# Hypoestes phyllostachya



## Mikee (Oct 23, 2007)

Does anyone have these in their vivs? maybe even a picture of one in someones viv? thanks


----------



## KeroKero (Jun 13, 2004)

This stuff grows into a small bush and I don't think it lasts long in people viv's because it gets long and leggy (aka ugly) rather quick without proper trimming and pinching... pinching new growth will make it branch out more, and trimming the plant will not only keep it shorter, but will also allow you to get fresh growth near the bottom of the plant (where the older stems no longer have leaves, you simply plant the cuttings at the base of the plant). This makes it rather high maintenance and poeple tend to go for the lower maintenance Fittonia that offers similar (to even more intense) color in the same range of colors.


----------



## Mikee (Oct 23, 2007)

Thanks Kero! I will give a try since i already have 1 in my viv now..am not sure where i can find fittonia ill have to keep my eyes opened i guess! I was mainly just wanting to add something with a bit more color with small leaves that grows upward and can be easily trimmed when too tall. Any others other than fittonia that i could try?


----------



## KeroKero (Jun 13, 2004)

Fittonia pops up at Home Depot/Lowes/any place exotic angel plants are sold. They come in a range of colors (like the polka dot plant) from white, to pink, to red, and also come in a variety of leave patterns/types that range from regular veining to having such heavy veining the leaf is almost entirely the vein color. It's hard to beat some of the red fittoniasfor a splash of color :lol: 

I personally have Fittonia 'Josan'(a regular leaf bright red form), 'Red Star' (a frilled leaf heavily veined red form) and 'White Anne'(a smaller leaf regular form with very heavy white veins). I'm not a pink fan, lol. The 'Red Star' is my most intensely colored fittonia... 'Frankie'is the pink versions, and 'White Star' is the white version... those are about as intense as you can get color wise.

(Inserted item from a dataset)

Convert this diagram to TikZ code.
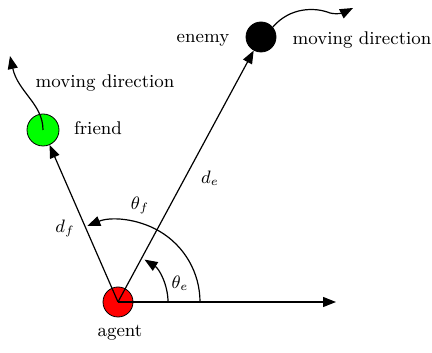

As for other colors... there are a few plants that can do it... there are a couple smaller rex begonias, some jewel orchids that can add a splash of color, some of the Marantas also have colorful veins, some of the bromeliads can get really colorful, and some of the Peperomia caperata varieties can add some color... I guess it really depends on what color you're trying to add. Then there are also blooming plants like gesneriads (african violets and relatives) and orchids that add a splash of color periodically when they bloom


----------



## Mikee (Oct 23, 2007)

Thanks again Kero! I think i may have seen a fittonia but wasnt sure.. ill keep my eyes open for red fittonias next time i'm there though .


----------